BASX plans to spend much of 2014 renovating the 100,000-square-foot Wal-Mart building, Stark said, and employ 60 workers by April 2015, when the enterprise zone agreement takes effect.
In order to get the tax breaks, BASX has to pay employee wages totaling 150 percent of Deschutes County's average annual wage, or $54,200 per worker.
A 60-employee company paying 150 percent of the county average would generate $3.2 million in wages for the county each year. If BASX ramps up to 150 workers, the wage figure would increase to about $8.1 million.
"Those are very nice wages for Central Oregon," Stark said, adding that those wages would ripple across to other local businesses.
The tax breaks are only for improvements made on the building, and not on the land itself, so Deschutes County and the city of Redmond would still see some revenue, Redmond City Manager Keith Witcosky said.

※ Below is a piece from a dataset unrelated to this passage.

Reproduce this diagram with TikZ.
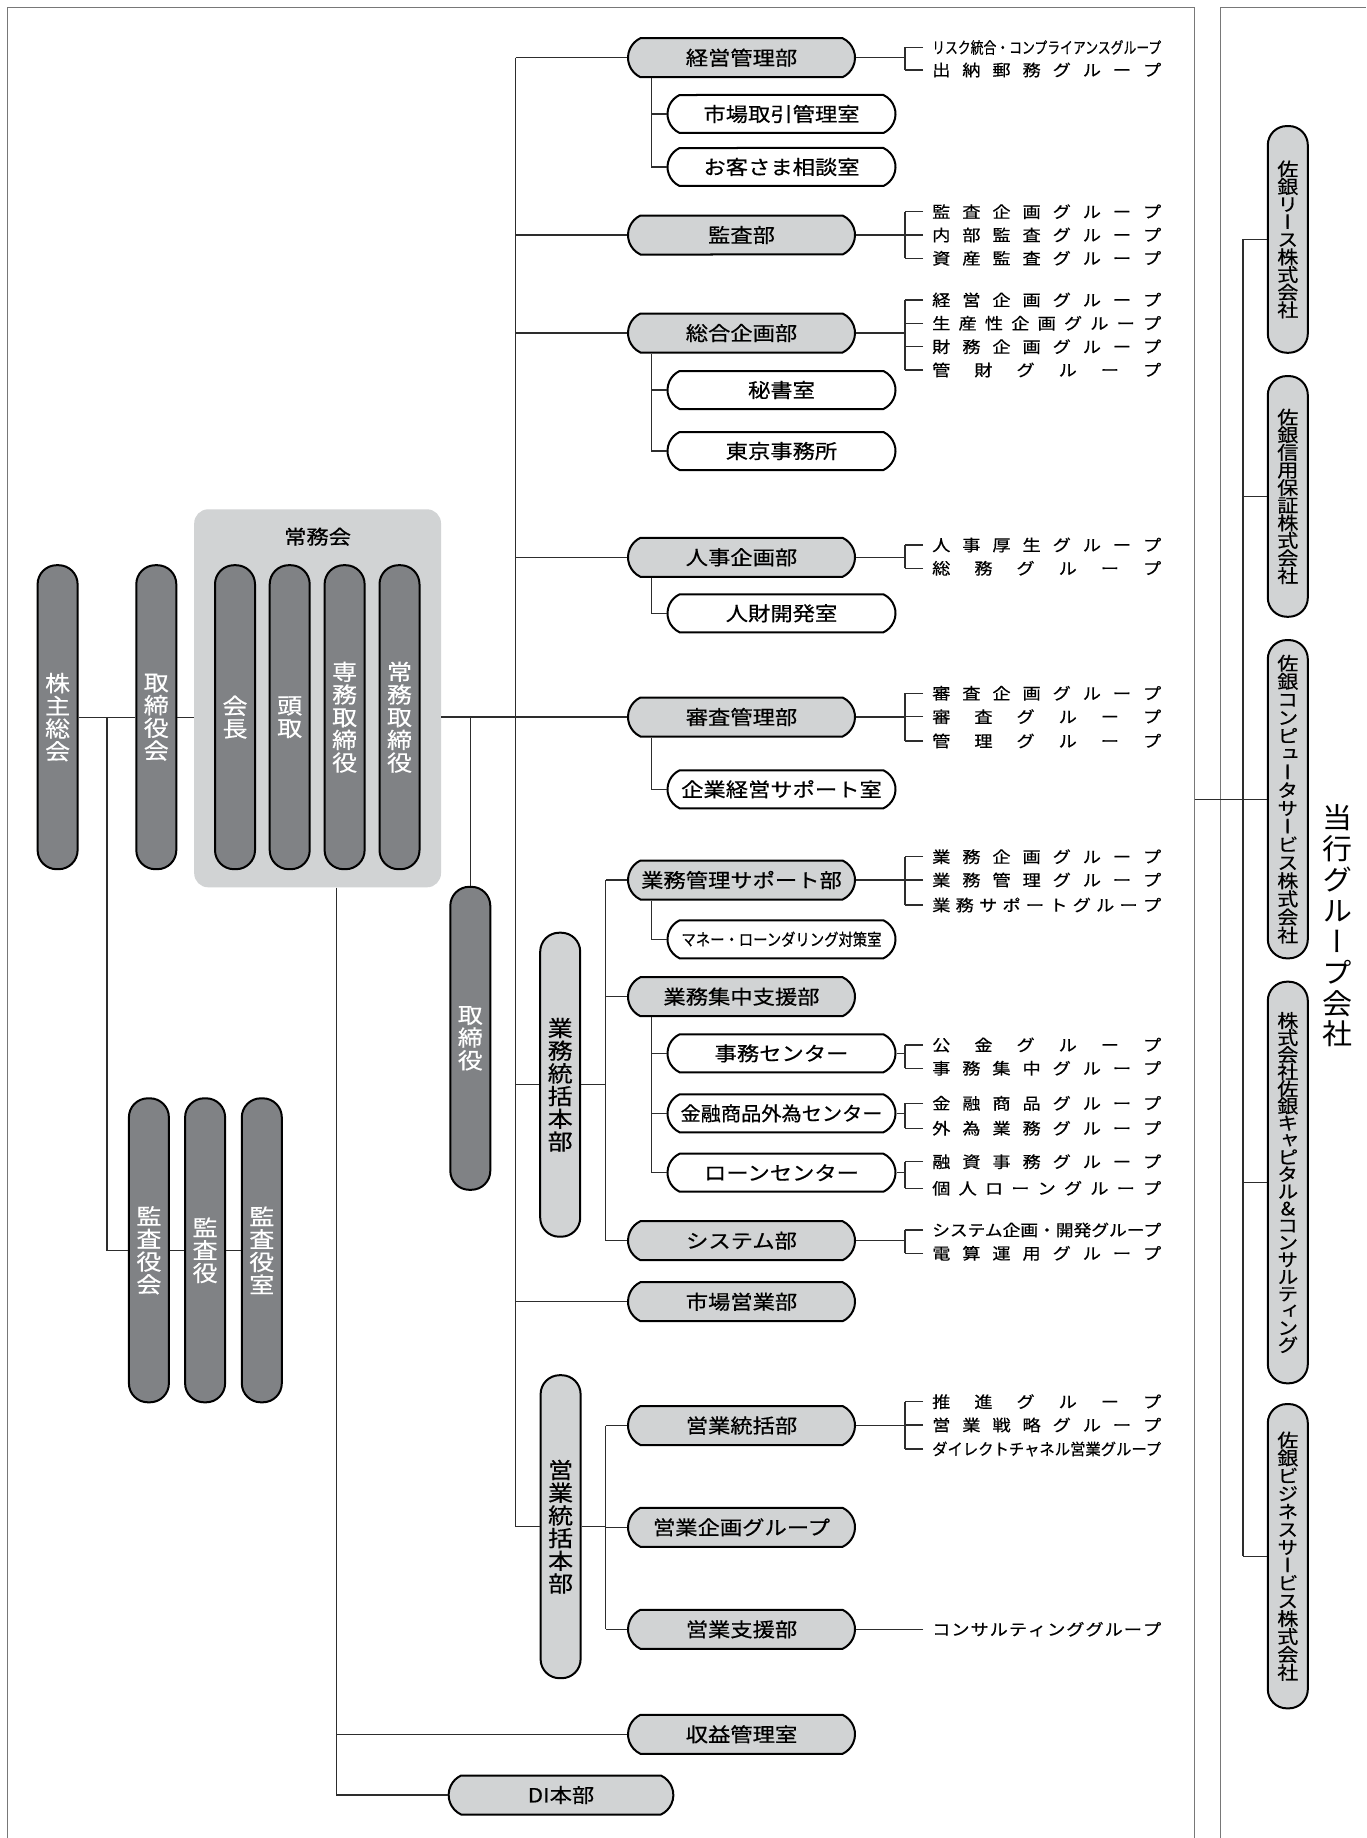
\documentclass[tikz,border=0pt]{standalone}
\usepackage{fontspec}
\usepackage{graphicx}
\usetikzlibrary{shapes.misc}
\setmainfont{Noto Sans CJK JP}[FakeBold=0.5]
\newfontfamily\vfont{Noto Sans CJK JP}[RawFeature=+vert,FakeBold=0.5]
\newfontfamily\vlight{Noto Sans CJK JP}[RawFeature=+vert]
\definecolor{lg}{RGB}{209,211,212}
\definecolor{dg}{RGB}{128,130,133}
\definecolor{ln}{RGB}{45,45,45}
\definecolor{fr}{RGB}{120,120,120}
\newlength\gw
\def\spr#1#2{#1\ifx\relax#2\else\hfill\expandafter\spr\expandafter#2\fi}
\newcommand\grp[1]{\settowidth\gw{#1}\ifdim\gw>229pt\relax\resizebox{229pt}{\height}{#1}\else\makebox[229pt][s]{\spr#1\relax}\fi}
\newcommand\fitw[2]{\settowidth\gw{#2}\ifdim\gw>#1\relax\resizebox{#1}{\height}{#2}\else#2\fi}
\newcommand\sq[1]{\scalebox{1}[0.88]{#1}}
\newcommand\vt[3]{\sq{\parbox{40pt}{\centering\vfont\fontsize{#1}{#2}\selectfont #3}}}
\newcommand\groups[2]{%
  \foreach \yy/\gtext [count=\i, remember=\i as \li (initially 0)] in {#2} {
    \node[gtxt] (#1g\i) at (932,\yy) {\sq{\expandafter\grp\expandafter{\gtext}}};
    \draw[conn] ([xshift=-9pt]#1g\i.west) -- ([xshift=-27pt]#1g\i.west) coordinate (#1t\i);
    \ifnum\i>1 \draw[conn] (#1t\li) -- (#1t\i);\fi
  }
  \draw[conn] (#1.east) -- (#1.east -| #1t1);
}
\begin{document}
\begin{tikzpicture}[x=1pt,y=-1pt,
  conn/.style={draw=ln, line width=1.1pt},
  frm/.style={draw=fr, line width=1.2pt},
  gbox/.style={rounded rectangle, rounded rectangle arc length=130, draw=black, line width=2pt, fill=lg, minimum width=227pt, minimum height=39pt, inner sep=0pt, font=\fontsize{22.3}{24}\selectfont},
  wbox/.style={gbox, fill=white, minimum width=228pt, minimum height=38pt},
  dpill/.style={rectangle, rounded corners=19pt, draw=black, line width=2pt, fill=dg, text=white, minimum width=39pt, inner sep=0pt},
  lpill/.style={dpill, fill=lg, text=black},
  gtxt/.style={anchor=west, inner sep=0pt, font=\fontsize{18.2}{19}\selectfont}]
\useasboundingbox (0,0) rectangle (1366,1838);
\fill[white] (0,0) rectangle (1366,1838);
% frames
\draw[frm] (7.6,1838) -- (7.6,7.5) -- (1194.5,7.5) -- (1194.5,1838);
\draw[frm] (1220.4,1838) -- (1220.4,7.5) -- (1366,7.5);
% helper coordinates
\coordinate (tr) at (515.6,0);
\coordinate (sx) at (651.8,0);
\coordinate (gx) at (605.8,0);
\coordinate (lx) at (107,0);
\coordinate (bx) at (336.6,0);
\coordinate (rx) at (1243,0);
\coordinate (fx) at (1194.5,0);
% board group
\node[fill=lg, rounded corners=14pt, minimum width=246.8pt, minimum height=378pt, inner sep=0pt] (bg) at (317.6,698.3) {};
\node[inner sep=0pt, font=\fontsize{22.3}{24}\selectfont] (jmk) at (317.6,536.7) {\sq{常務会}};
\node[dpill, minimum height=304pt] (kabu) at (57.6,717.2) {\vt{25}{25.8}{株\\主\\総\\会}};
\node[dpill, minimum height=304pt] (tori) at (156.3,717.2) {\vt{25}{25.8}{取\\締\\役\\会}};
\node[dpill, minimum height=304pt] (kaicho) at (235,717.2) {\vt{25}{25.8}{会\\長}};
\node[dpill, minimum height=304pt] (todori) at (289.7,717.2) {\vt{25}{25.8}{頭\\取}};
\node[dpill, minimum height=304pt] (senmu) at (344.6,717.2) {\vt{25}{25.8}{専\\務\\取\\締\\役}};
\node[dpill, minimum height=304pt] (jomu) at (399.5,717.2) {\vt{25}{25.8}{常\\務\\取\\締\\役}};
\node[dpill, minimum height=303pt] (torishima) at (470.3,1038.3) {\vt{25}{25.8}{取\\締\\役}};
\node[dpill, minimum height=304pt] (kyk) at (148.9,1250.3) {\vt{25}{25.8}{監\\査\\役\\会}};
\node[dpill, minimum height=304pt] (ky) at (205.1,1250.3) {\vt{25}{25.8}{監\\査\\役}};
\node[dpill, minimum height=304pt] (kys) at (261.8,1250.3) {\vt{25}{25.8}{監\\査\\役\\室}};
\node[lpill, minimum height=304pt] (gyomuHQ) at (560.2,1084.7) {\vt{25}{25.8}{業\\務\\統\\括\\本\\部}};
\node[lpill, minimum height=303pt] (eigyoHQ) at (560.6,1526.7) {\vt{25}{25.8}{営\\業\\統\\括\\本\\部}};
% departments
\node[gbox] (keiei) at (741.5,57.7) {\sq{経営管理部}};
\node[gbox] (kansa) at (741.5,235) {\sq{監査部}};
\node[gbox] (sogo) at (741.5,333) {\sq{総合企画部}};
\node[gbox] (jinji) at (741.5,557.3) {\sq{人事企画部}};
\node[gbox] (shinsa) at (741.5,717) {\sq{審査管理部}};
\node[gbox] (gkanri) at (741.5,880) {\sq{業務管理サポート部}};
\node[gbox] (gshuchu) at (741.5,996.7) {\sq{業務集中支援部}};
\node[gbox] (system) at (741.5,1240.7) {\sq{システム部}};
\node[gbox] (shijo) at (741.5,1301.7) {\sq{市場営業部}};
\node[gbox] (etokatsu) at (741.5,1425.5) {\sq{営業統括部}};
\node[gbox] (ekikaku) at (741.5,1527.3) {\sq{営業企画グループ}};
\node[gbox] (eshien) at (741.5,1629.3) {\sq{営業支援部}};
\node[gbox] (shueki) at (741.5,1734.3) {\sq{収益管理室}};
\node[gbox, minimum width=224.7pt] (di) at (561,1795) {\sq{DI本部}};
% offices
\node[wbox] (w1) at (781.5,114) {\sq{市場取引管理室}};
\node[wbox] (w2) at (781.5,167) {\sq{お客さま相談室}};
\node[wbox] (w3) at (781.5,390) {\sq{秘書室}};
\node[wbox] (w4) at (781.5,451) {\sq{東京事務所}};
\node[wbox] (w5) at (781.5,613.3) {\sq{人財開発室}};
\node[wbox] (w6) at (781.5,789.3) {\sq{企業経営サポート室}};
\node[wbox] (w7) at (781.5,939.3) {\sq{\fontsize{19}{20}\selectfont\fitw{200pt}{マネー・ローンダリング対策室}}};
\node[wbox] (w8) at (781.5,1053.3) {\sq{事務センター}};
\node[wbox] (w9) at (781.5,1113.3) {\sq{\fitw{202pt}{金融商品外為センター}}};
\node[wbox] (w10) at (781.5,1172.7) {\sq{ローンセンター}};
% group companies
\node[lpill, minimum height=226.7pt] (r1) at (1287.8,239.4) {\vt{21}{20}{佐\\銀\\リ\\ー\\ス\\株\\式\\会\\社}};
\node[lpill, minimum height=240.7pt] (r2) at (1287.8,496.4) {\vt{21}{20}{佐\\銀\\信\\用\\保\\証\\株\\式\\会\\社}};
\node[lpill, minimum height=318.3pt] (r3) at (1287.8,799.2) {\vt{21}{20.6}{佐\\銀\\コ\\ン\\ピ\\ュ\\ー\\タ\\サ\\ー\\ビ\\ス\\株\\式\\会\\社}};
\node[lpill, minimum height=401.6pt] (r4) at (1287.8,1182.5) {\vt{21}{19.4}{株\\式\\会\\社\\佐\\銀\\キ\\ャ\\ピ\\タ\\ル\\\&\\コ\\ン\\サ\\ル\\テ\\ィ\\ン\\グ}};
\node[lpill, minimum height=304.3pt] (r5) at (1287.8,1556.2) {\vt{21}{20.3}{佐\\銀\\ビ\\ジ\\ネ\\ス\\サ\\ー\\ビ\\ス\\株\\式\\会\\社}};
\node[inner sep=0pt] (tg) at (1337,926) {\scalebox{1}[0.95]{\parbox{40pt}{\centering\vlight\fontsize{30}{32.5}\selectfont 当\\行\\グ\\ル\\ー\\プ\\会\\社}}};
% connectors: top management
\draw[conn] (kabu.east) -- (tori.west);
\draw[conn] (tori.east) -- (tori.east -| bg.west);
\draw[conn] (kabu.east -| lx) -- (kyk.west -| lx) -- (kyk.west);
\draw[conn] (kyk.east) -- (ky.west);
\draw[conn] (ky.east) -- (kys.west);
\draw[conn] (bg.east |- shinsa.west) -- (shinsa.west);
\draw[conn] (torishima.north |- shinsa.west) -- (torishima.north);
\draw[conn] (bg.south -| bx) -- (di.west -| bx) -- (di.west);
\draw[conn] (shueki.west -| bx) -- (shueki.west);
% trunk
\draw[conn] (keiei.west -| tr) -- (eigyoHQ.west -| tr);
\foreach \n in {keiei,kansa,sogo,jinji,gyomuHQ,shijo,eigyoHQ} {\draw[conn] (\n.west -| tr) -- (\n.west);}
% business HQ
\draw[conn] (gyomuHQ.east) -- (gyomuHQ.east -| gx);
\draw[conn] (gkanri.west -| gx) -- (system.west -| gx);
\foreach \n in {gkanri,gshuchu,system} {\draw[conn] (\n.west -| gx) -- (\n.west);}
\draw[conn] (eigyoHQ.east) -- (eigyoHQ.east -| gx);
\draw[conn] (etokatsu.west -| gx) -- (eshien.west -| gx);
\foreach \n in {etokatsu,ekikaku,eshien} {\draw[conn] (\n.west -| gx) -- (\n.west);}
% offices
\draw[conn] (keiei.south -| sx) -- (w2.west -| sx) -- (w2.west);
\draw[conn] (w1.west -| sx) -- (w1.west);
\draw[conn] (sogo.south -| sx) -- (w4.west -| sx) -- (w4.west);
\draw[conn] (w3.west -| sx) -- (w3.west);
\draw[conn] (jinji.south -| sx) -- (w5.west -| sx) -- (w5.west);
\draw[conn] (shinsa.south -| sx) -- (w6.west -| sx) -- (w6.west);
\draw[conn] (gkanri.south -| sx) -- (w7.west -| sx) -- (w7.west);
\draw[conn] (gshuchu.south -| sx) -- (w10.west -| sx) -- (w10.west);
\draw[conn] (w8.west -| sx) -- (w8.west);
\draw[conn] (w9.west -| sx) -- (w9.west);
% group companies
\draw[conn] (r1.west -| rx) -- (r5.west -| rx);
\foreach \n in {r1,r2,r4,r5} {\draw[conn] (\n.west -| rx) -- (\n.west);}
\draw[conn] (r3.west -| fx) -- (r3.west);
% groups
\groups{keiei}{47.5/リスク統合・コンプライアンスグループ,70/出納郵務グループ}
\groups{kansa}{211.7/監査企画グループ,235/内部監査グループ,258.3/資産監査グループ}
\groups{sogo}{300/経営企画グループ,323.3/生産性企画グループ,346.7/財務企画グループ,370/管財グループ}
\groups{jinji}{545/人事厚生グループ,568.3/総務グループ}
\groups{shinsa}{693.3/審査企画グループ,716.7/審査グループ,741/管理グループ}
\groups{gkanri}{856.7/業務企画グループ,880/業務管理グループ,905/業務サポートグループ}
\groups{w8}{1045/公金グループ,1068.3/事務集中グループ}
\groups{w9}{1103.3/金融商品グループ,1128.3/外為業務グループ}
\groups{w10}{1161.7/融資事務グループ,1188.3/個人ローングループ}
\groups{system}{1230/システム企画・開発グループ,1253.3/電算運用グループ}
\groups{etokatsu}{1401.7/推進グループ,1425/営業戦略グループ,1449/ダイレクトチャネル営業グループ}
\groups{eshien}{1629.3/コンサルティンググループ}
\end{tikzpicture}
\end{document}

Deschutes County's unemployment rate was 9.4 percent in October, about two percentage points higher than the state and national averages. Until August, the county's jobless rate had been above 10 percent for 58 straight months, or nearly five years.
"For Redmond, it's a great opportunity to finally be able to see job growth again," Witcosky said of BASX's enterprise zone agreement.
Commissioners voiced approval for the agreement Monday.
"Adding these kinds of traded-sector jobs is exciting," Commissioner Tony DeBone said.